Think in layers when you plan your planting beds. Tall plants at the back, medium plants in the middle, and low ground covers at the front edge. That simple three-layer approach creates depth and dimension that makes a front yard look professionally designed, even when it absolutely was not.
Conclusion
A front yard that looks expensive does not require expensive plants or expensive help. It requires smart choices, and every plant on this list qualifies. From the wispy elegance of Russian Sage to the bold drama of Yucca, each one brings something real to the table without demanding much in return.
The plants that perform best long-term are the ones that suit your climate and your soil. Pick a few from this list that match your growing conditions, layer them thoughtfully, and let them settle in. Within a season or two, your front yard will start doing the talking for you.
Curb appeal is not about perfection. It is about consistency, and low-maintenance plants are the most consistent things you can put in the ground. Choose well once, and your front yard rewards you for years without asking for much more than occasional water and a little patience.
Frequently Asked Questions
What is the easiest plant to grow in a front yard? Daylilies and Sedum are among the easiest front-yard plants you can grow.

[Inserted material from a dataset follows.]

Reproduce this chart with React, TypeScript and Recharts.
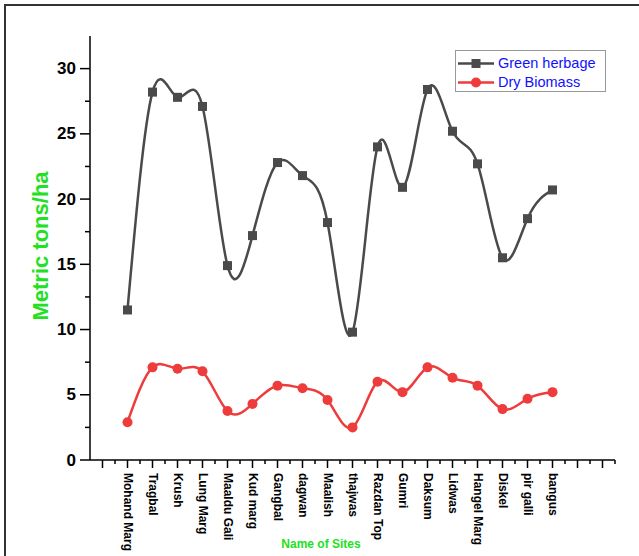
import React from 'react';
import { LineChart, Line, XAxis, YAxis, Legend } from 'recharts';

const sites = [
  'Mohand Marg', 'Tragbal', 'Krush', 'Lung Marg', 'Maaldu Gali', 'Kud marg',
  'Gangbal', 'dagwan', 'Maalish', 'thajwas', 'Razdan Top', 'Gumri', 'Daksum',
  'Lidwas', 'Hangel Marg', 'Diskel', 'pir galli', 'bangus',
];
const greenHerbage = [11.5, 28.2, 27.8, 27.1, 14.9, 17.2, 22.8, 21.8, 18.2, 9.8, 24.0, 20.9, 28.4, 25.2, 22.7, 15.5, 18.5, 20.7];
const dryBiomass = [2.9, 7.1, 7.0, 6.8, 3.75, 4.3, 5.7, 5.5, 4.6, 2.5, 6.0, 5.2, 7.1, 6.3, 5.7, 3.9, 4.7, 5.2];
const yTicks = [0, 2.5, 5, 7.5, 10, 12.5, 15, 17.5, 20, 22.5, 25, 27.5, 30];
const xTickList = [-1, -0.5, 0, 0.5, 1, 1.5, 2, 2.5, 3, 3.5, 4, 4.5, 5, 5.5, 6, 6.5, 7, 7.5, 8, 8.5, 9, 9.5, 10, 10.5, 11, 11.5, 12, 12.5, 13, 13.5, 14, 14.5, 15, 15.5, 16, 16.5, 17, 17.5, 18, 18.5, 19, 19.5];

const data = sites.map((s, i) => ({ idx: i, site: s, green: greenHerbage[i], dry: dryBiomass[i] }));

const FONT = '"Liberation Sans", Arial, sans-serif';
const GRAY = '#4a4a4a';
const RED = '#ee3b3b';
const BLUE = '#1010ff';
const LABEL_GREEN = '#22e022';

const XTick = (props: any) => {
  const { x, y, payload } = props;
  const v = payload.value;
  const major = Number.isInteger(v);
  const len = major ? 8 : 4;
  const label = major && v >= 0 && v < sites.length ? sites[v] : null;
  const ty = y + 13;
  return (
    <g>
      <line x1={x} y1={y} x2={x} y2={y + len} stroke="#000" strokeWidth={1.5} />
      {label && (
        <text
          x={x}
          y={ty}
          transform={`rotate(90, ${x}, ${ty})`}
          dominantBaseline="central"
          textAnchor="start"
          fontSize={12}
          fontWeight="bold"
          fontFamily={FONT}
          fill="#000"
        >
          {label}
        </text>
      )}
    </g>
  );
};

const YTick = (props: any) => {
  const { x, y, payload } = props;
  const v = payload.value;
  const major = v % 5 === 0;
  const len = major ? 10 : 5;
  return (
    <g>
      <line x1={x - len} y1={y} x2={x} y2={y} stroke="#000" strokeWidth={1.5} />
      {major && (
        <text
          x={x - 14}
          y={y}
          textAnchor="end"
          dominantBaseline="central"
          fontSize={17}
          fontWeight="bold"
          fontFamily={FONT}
          fill="#000"
        >
          {v}
        </text>
      )}
    </g>
  );
};

const SquareDot = (props: any) => {
  const { cx, cy, index } = props;
  return <rect key={`sq-${index}`} x={cx - 4.5} y={cy - 4.5} width={9} height={9} fill={GRAY} />;
};

const CircleDot = (props: any) => {
  const { cx, cy, index } = props;
  return <circle key={`ci-${index}`} cx={cx} cy={cy} r={5} fill={RED} />;
};

const LegendBox = () => {
  const rows = [
    { name: 'Green herbage', color: GRAY, shape: 'square' },
    { name: 'Dry Biomass', color: RED, shape: 'circle' },
  ];
  return (
    <div
      style={{
        width: 149,
        height: 40,
        border: '1px solid #999',
        background: '#fff',
        position: 'relative',
        fontFamily: FONT,
      }}
    >
      {rows.map((r, i) => (
        <div key={r.name} style={{ position: 'absolute', left: 0, top: 3 + i * 19, height: 19, width: 149 }}>
          <svg width={40} height={19} style={{ position: 'absolute', left: 0, top: 0 }}>
            <line x1={2} y1={9.5} x2={38} y2={9.5} stroke={r.color} strokeWidth={2.5} />
            {r.shape === 'square' ? (
              <rect x={15.5} y={5} width={9} height={9} fill={r.color} />
            ) : (
              <circle cx={20} cy={9.5} r={5} fill={r.color} />
            )}
          </svg>
          <span
            style={{
              position: 'absolute',
              left: 42,
              top: 0,
              lineHeight: '19px',
              fontSize: 14.5,
              color: BLUE,
              whiteSpace: 'nowrap',
            }}
          >
            {r.name}
          </span>
        </div>
      ))}
    </div>
  );
};

const YLabel = (props: any) => {
  const vb = props.viewBox || {};
  const cx = (vb.x || 0) + 40;
  const cy = (vb.y || 0) + (vb.height || 0) / 2 - 2;
  return (
    <text
      x={cx}
      y={cy}
      transform={`rotate(-90, ${cx}, ${cy})`}
      textAnchor="middle"
      dominantBaseline="central"
      fontSize={22}
      fontWeight="bold"
      fontFamily={FONT}
      fill={LABEL_GREEN}
    >
      Metric tons/ha
    </text>
  );
};

const XLabel = (props: any) => {
  const vb = props.viewBox || {};
  const cx = (vb.x || 0) + 231;
  const cy = (vb.y || 0) + 84;
  return (
    <text
      x={cx}
      y={cy}
      textAnchor="middle"
      dominantBaseline="central"
      fontSize={12}
      fontWeight="bold"
      fontFamily={FONT}
      fill={LABEL_GREEN}
    >
      Name of Sites
    </text>
  );
};

export default function App() {
  return (
    <div style={{ position: 'absolute', left: 0, top: 0, width: 639, height: 556, background: '#fff', overflow: 'hidden' }}>
      <div
        style={{
          position: 'absolute',
          left: 4,
          top: 4,
          right: -10,
          bottom: -10,
          borderTop: '2px solid #333',
          borderLeft: '2px solid #333',
        }}
      />
      <LineChart
        width={639}
        height={556}
        data={data}
        margin={{ top: 36, right: 24, left: 0, bottom: 6 }}
        style={{ position: 'absolute', left: 0, top: 0 }}
      >
        <XAxis
          dataKey="idx"
          type="number"
          domain={[-1.5, 19.5]}
          ticks={xTickList}
          interval={0}
          allowDataOverflow
          height={90}
          tickSize={0}
          tickMargin={0}
          tickLine={false}
          axisLine={{ stroke: '#000', strokeWidth: 1.5 }}
          tick={<XTick />}
          label={<XLabel />}
        />
        <YAxis
          type="number"
          domain={[0, 32.5]}
          ticks={yTicks}
          interval={0}
          allowDataOverflow
          width={90}
          tickSize={0}
          tickMargin={0}
          tickLine={false}
          axisLine={{ stroke: '#000', strokeWidth: 1.5 }}
          tick={<YTick />}
          label={<YLabel />}
        />
        <Legend
          layout="vertical"
          align="center"
          verticalAlign="middle"
          content={<LegendBox />}
          wrapperStyle={{ position: 'absolute', left: 455, top: 50, width: 151, height: 42 }}
        />
        <Line
          type="natural"
          dataKey="green"
          name="Green herbage"
          stroke={GRAY}
          strokeWidth={2.5}
          dot={SquareDot}
          activeDot={false}
          isAnimationActive={false}
        />
        <Line
          type="natural"
          dataKey="dry"
          name="Dry Biomass"
          stroke={RED}
          strokeWidth={2.5}
          dot={CircleDot}
          activeDot={false}
          isAnimationActive={false}
        />
      </LineChart>
    </div>
  );
}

Both handle poor soil, drought, and neglect without losing their appeal. They come back year after year with minimal input from you.
Which low-maintenance plants look good all year? Boxwood shrubs, Blue Spruce, and Mugo Pine all hold their shape and color through every season. They provide consistent greenery and structure even when flowering plants are dormant in winter.
Can I mix flowering plants with evergreen shrubs in a front yard? Absolutely, and it is actually the best approach for a balanced front yard. Evergreens give you year-round structure, while flowering plants add seasonal color and interest. The two work together far better than either does alone.
How do I make a small front yard look more expensive with plants? Focus on a few well-chosen plants rather than cramming in too many. A pair of neatly trimmed Boxwoods flanking your front door, a border of Lavender along the walkway, and a patch of Creeping Phlox at the edges can make even a small front yard look polished and intentional.
Are any of these plants safe for yards with pets? Some plants on this list, including Yucca and certain varieties of Sedum, can cause mild stomach upset in dogs and cats if eaten in large quantities. It is always worth checking with your vet if you have pets that graze in the yard. Most of these plants are fine in general outdoor settings when pets are supervised.
How long does it take for low-maintenance plants to establish? Most perennials and shrubs need one full growing season to establish their root systems. During that first year, water them regularly during dry spells. After that, the majority of plants on this list become largely self-sufficient.
Do these plants work in hot climates? Yes, most of them do. Russian Sage, Yucca, Sedum, Black-Eyed Susans, and Catmint are all particularly well-suited to hot, dry climates. For humid heat, Knockout Roses, Daylilies, and Coneflowers perform reliably as well.